Of Egyptian-Jewish heritage, living between Switzerland and the USA and with James overseeing a worldwide network of brokerages, Mireille and James Lévy were citizens of the world whose taste in art reflected their cosmopolitan lifestyle. Most well-known in collecting fields for their donations of Dubuffet works to the Musée cantonal des Beaux-Arts in Lausanne, and of American artworks to The Metropolitan Museum of Art in Manhattan, they were also enthusiastic collectors of Russian nonconformist art. Indeed, their collection included works by the most eminent and illustrious leaders of contemporary Russian art, such as Erik Bulatov, Grisha Bruskin, Igor Kopystiansky, Dmitry Prigov, Natalya Nesterova, all of which are represented in the present sale.
At the centre of the proffered collection is an extraordinary group of works by Grisha Bruskin, a painter, printmaker and sculptor known for combining Jewish folkloristic motifs with recognisable Soviet symbology, creating a new artistic and ideological language. Bruskin’s hybrid, absurd language scrutinises the Soviet state’s weaponisation of art as a form of indoctrination. For instance, in the proffered Memorial (lot 79), the identikit, porcelain-white figures lack individuality and are made only identifiable by the attributes they hold, which act as emblems of culture and success. Their lack of colour or distinguishing features suggest a strong need to conform and eliminate ‘otherness’. This particular approach is also mirrored in the painting Logies, variations (lot 83). Much like the other works in the same series, illegible inscriptions in the background recall hieratic writings as well as propagandistic writings while children surround a central adult figure.
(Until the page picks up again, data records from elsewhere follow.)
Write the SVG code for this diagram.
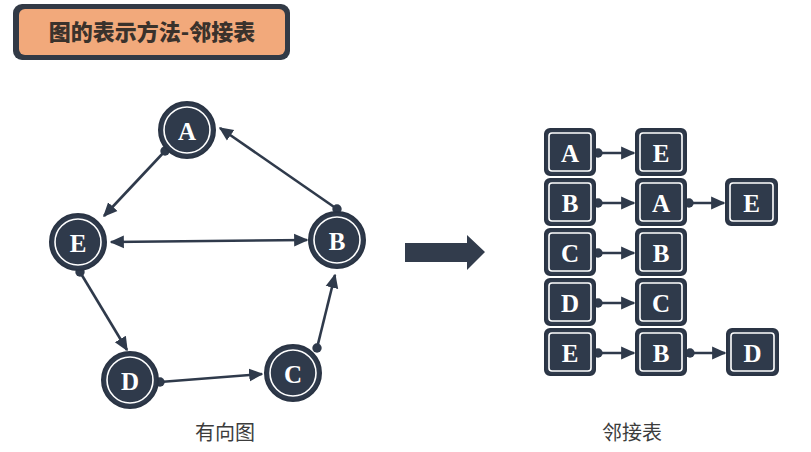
<svg xmlns="http://www.w3.org/2000/svg" width="811" height="452" viewBox="0 0 811 452">
<style>
.n circle.o{fill:#2f3a4b;stroke:#2a3444;stroke-width:2}
.n circle.i{fill:none;stroke:#ffffff;stroke-width:1.6}
.lt{font-family:"Liberation Serif","Times New Roman",serif;font-weight:bold;font-size:25px;fill:#ffffff;text-anchor:middle;dominant-baseline:central}
.b rect.o{fill:#2f3a4b;stroke:#2a3444;stroke-width:2}
.b rect.i{fill:none;stroke:#ffffff;stroke-width:1.6}
.e{stroke:#2f3a4b;stroke-width:2.6;fill:none}
.cap{font-family:"Noto Sans CJK SC","Noto Sans",sans-serif;font-size:20px;fill:#3c3c3c;text-anchor:middle}
</style>
<defs>
<marker id="ah" viewBox="0 0 10 10" refX="9" refY="5" markerWidth="5.5" markerHeight="5.5" orient="auto-start-reverse" markerUnits="strokeWidth">
<path d="M0,0.5 L10,5 L0,9.5 z" fill="#2f3a4b"/>
</marker>
<marker id="dt" viewBox="0 0 10 10" refX="5" refY="5" markerWidth="3.6" markerHeight="3.6" markerUnits="strokeWidth">
<circle cx="5" cy="5" r="5" fill="#2f3a4b"/>
</marker>
</defs>
<rect width="811" height="452" fill="#ffffff"/>
<g id="title">
<rect x="13" y="4" width="277" height="56" rx="9" fill="#323a46"/>
<rect x="19" y="9" width="266" height="46" rx="6" fill="#f2a97b"/>
<text x="152" y="40" font-family="Noto Sans CJK SC,sans-serif" font-weight="900" font-size="22" fill="#3a322c" text-anchor="middle">图的表示方法-邻接表</text>
</g>
<g id="connectors">
<line class="e" x1="165" y1="151" x2="104" y2="216" marker-start="url(#dt)" marker-end="url(#ah)"/>
<line class="e" x1="337" y1="209" x2="220" y2="128" marker-start="url(#dt)" marker-end="url(#ah)"/>
<line class="e" x1="111" y1="242" x2="307" y2="240" marker-start="url(#ah)" marker-end="url(#ah)"/>
<line class="e" x1="80" y1="272" x2="127" y2="350" marker-start="url(#dt)" marker-end="url(#ah)"/>
<line class="e" x1="160" y1="382" x2="262" y2="374" marker-start="url(#dt)" marker-end="url(#ah)"/>
<line class="e" x1="317" y1="348" x2="335" y2="275" marker-start="url(#dt)" marker-end="url(#ah)"/>
<line class="e" x1="598" y1="153" x2="634" y2="153" marker-start="url(#dt)" marker-end="url(#ah)"/>
<line class="e" x1="598" y1="203" x2="634" y2="203" marker-start="url(#dt)" marker-end="url(#ah)"/>
<line class="e" x1="689" y1="203" x2="724" y2="203" marker-start="url(#dt)" marker-end="url(#ah)"/>
<line class="e" x1="598" y1="253" x2="634" y2="253" marker-start="url(#dt)" marker-end="url(#ah)"/>
<line class="e" x1="598" y1="303" x2="634" y2="303" marker-start="url(#dt)" marker-end="url(#ah)"/>
<line class="e" x1="598" y1="353" x2="634" y2="353" marker-start="url(#dt)" marker-end="url(#ah)"/>
<line class="e" x1="690" y1="353" x2="725" y2="353" marker-start="url(#dt)" marker-end="url(#ah)"/>
</g>
<g id="node-A" class="n"><circle class="o" cx="187" cy="130" r="28"/><circle class="i" cx="187" cy="130" r="23"/><text class="lt" x="187" y="131">A</text></g>
<g id="node-E" class="n"><circle class="o" cx="78" cy="242" r="28"/><circle class="i" cx="78" cy="242" r="23"/><text class="lt" x="78" y="243">E</text></g>
<g id="node-B" class="n"><circle class="o" cx="337" cy="240" r="28"/><circle class="i" cx="337" cy="240" r="23"/><text class="lt" x="337" y="241">B</text></g>
<g id="node-D" class="n"><circle class="o" cx="130" cy="380" r="28"/><circle class="i" cx="130" cy="380" r="23"/><text class="lt" x="130" y="381">D</text></g>
<g id="node-C" class="n"><circle class="o" cx="293" cy="373" r="28"/><circle class="i" cx="293" cy="373" r="23"/><text class="lt" x="293" y="374">C</text></g>
<g id="big-arrow"><path d="M405,243 L467,243 L467,235 L485,252 L467,270 L467,262 L405,262 z" fill="#323c4c"/></g>
<g id="list-A" class="b"><rect class="o" x="545" y="129" width="50" height="46" rx="5"/><rect class="i" x="549" y="133" width="42" height="38" rx="3"/><text class="lt" x="570" y="153">A</text></g>
<g id="list-A-E" class="b"><rect class="o" x="636" y="129" width="50" height="46" rx="5"/><rect class="i" x="640" y="133" width="42" height="38" rx="3"/><text class="lt" x="661" y="153">E</text></g>
<g id="list-B" class="b"><rect class="o" x="545" y="179" width="50" height="46" rx="5"/><rect class="i" x="549" y="183" width="42" height="38" rx="3"/><text class="lt" x="570" y="203">B</text></g>
<g id="list-B-A" class="b"><rect class="o" x="636" y="179" width="50" height="46" rx="5"/><rect class="i" x="640" y="183" width="42" height="38" rx="3"/><text class="lt" x="661" y="203">A</text></g>
<g id="list-B-E" class="b"><rect class="o" x="726" y="179" width="51" height="46" rx="5"/><rect class="i" x="730" y="183" width="43" height="38" rx="3"/><text class="lt" x="751.5" y="203">E</text></g>
<g id="list-C" class="b"><rect class="o" x="545" y="229" width="50" height="46" rx="5"/><rect class="i" x="549" y="233" width="42" height="38" rx="3"/><text class="lt" x="570" y="253">C</text></g>
<g id="list-C-B" class="b"><rect class="o" x="636" y="229" width="50" height="46" rx="5"/><rect class="i" x="640" y="233" width="42" height="38" rx="3"/><text class="lt" x="661" y="253">B</text></g>
<g id="list-D" class="b"><rect class="o" x="545" y="279" width="50" height="46" rx="5"/><rect class="i" x="549" y="283" width="42" height="38" rx="3"/><text class="lt" x="570" y="303">D</text></g>
<g id="list-D-C" class="b"><rect class="o" x="636" y="279" width="50" height="46" rx="5"/><rect class="i" x="640" y="283" width="42" height="38" rx="3"/><text class="lt" x="661" y="303">C</text></g>
<g id="list-E" class="b"><rect class="o" x="545" y="329" width="50" height="46" rx="5"/><rect class="i" x="549" y="333" width="42" height="38" rx="3"/><text class="lt" x="570" y="353">E</text></g>
<g id="list-E-B" class="b"><rect class="o" x="636" y="329" width="50" height="46" rx="5"/><rect class="i" x="640" y="333" width="42" height="38" rx="3"/><text class="lt" x="661" y="353">B</text></g>
<g id="list-E-D" class="b"><rect class="o" x="727" y="329" width="51" height="46" rx="5"/><rect class="i" x="731" y="333" width="43" height="38" rx="3"/><text class="lt" x="752.5" y="353">D</text></g>
<text class="cap" x="225" y="440">有向图</text>
<text class="cap" x="632" y="440">邻接表</text>
</svg>
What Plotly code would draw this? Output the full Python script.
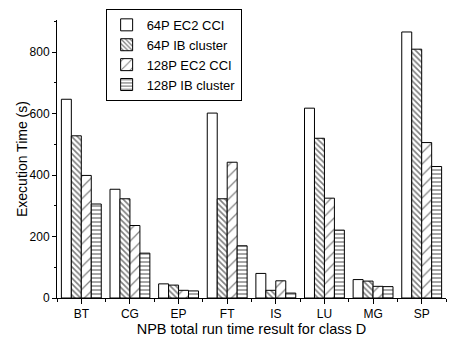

One figure holds flags of the USSR’s two great rival superpowers, China and the USA, while another holds an image of American warships, a hint at the heightened tensions during the Cold War and the militaristic aggression between the superpowers. Another child displays the instantly-recognisable Soviet slogan 'Proletariats of the world unite!', a cornerstone of Socialist ideology, in contrast to the figure on the right holding a shepherd’s staff, an ironic reference to the prophets in Judeo-Christian theology. Christie’s set the world auction record for a work by Bruskin when another painting from the artist’s Logies series was sold for $424,000 on 7 November 2000 in New York.
Additionally, a work on paper by Bruskin from the series Metamorphoses (lot 85) is on offer from the Levy collection – similarly to Logies, variations, the work shares a warm, personal inscription on the reverse that symbolises the long-lasting and close friendship between the Levys and the artist Grisha Bruskin: ‘A Mireille et James Lévy de tout mon cœur/14 mai 1993 N.Y./Grisha Bruskin’.
Lastly, a trio of vibrant works on paper by the artist Erik Bulatov are also on offer in the present sale, all of which reflect the artist’s characteristic use of pop art motifs, wry text and experiments with pictorial space and plane. In particular, the drawing I live, I see (lot 86) relates to the two renowned oils of the same title from the artist’s noted Here series, I live, I see I (1982, Private collection) and I live I see II (1999, Museum of Avant-Garde Mastery), where the lettering of the slogan appears to recede into the distance of the sky, thereby challenging the viewer’s perspective of space and dimensionality.